El Salvador: A Cautionary Tale of Mandated Bitcoin Adoption
In 2021, El Salvador became the first country to adopt Bitcoin as legal tender, positioning it alongside the US dollar. The government launched the Chivo Wallet, offering citizens $30 in Bitcoin to encourage adoption. However, the rollout faced significant challenges, including technical glitches, fraudulent claims, and widespread public skepticism.
The high volatility of Bitcoin as an asset class has continued to raise alarm bells among monitors of Salvadorian public finance. In response to these concerns and as part of a $1.4 billion loan agreement with the International Monetary Fund, El Salvador amended its Bitcoin Law in early 2025, removing Bitcoin's status as legal tender and making its use entirely voluntary—though it preserved its bitcoin reserves.
While El Salvador's early adoption and national stockpiling of Bitcoin as a reserve has so far paid off—the country now sits on over $600 million in unrealized gains—ultimately, Bitcoin never became a currency of daily life as was intended.

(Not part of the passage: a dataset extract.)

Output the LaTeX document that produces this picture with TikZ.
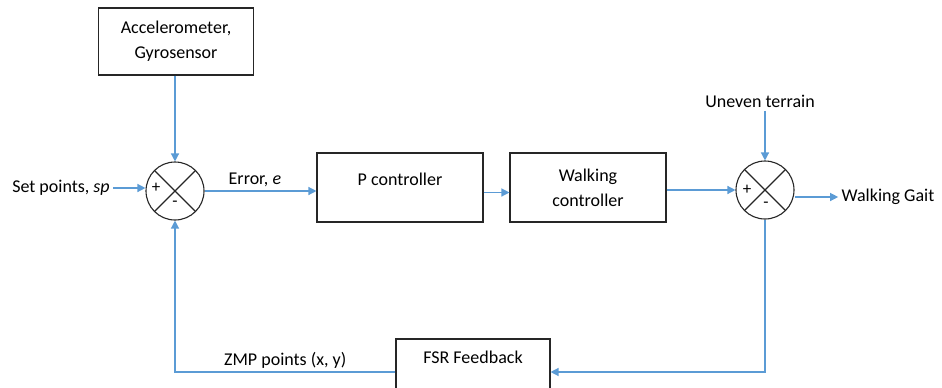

As these country case studies demonstrate, Latin America's crypto adoption journey is diverse and instructive. The region's governments are innovating, investing, and experimenting towards the next generation of digital payments. While not every initiative has been a success—El Salvador has had to scale back its national bitcoin ambitions— public infrastructure projects like PIX, Drex, and QuarkID reflect a growing trend of governments building their own digital rails that could complement or converge with private and public digital currency initiatives globally.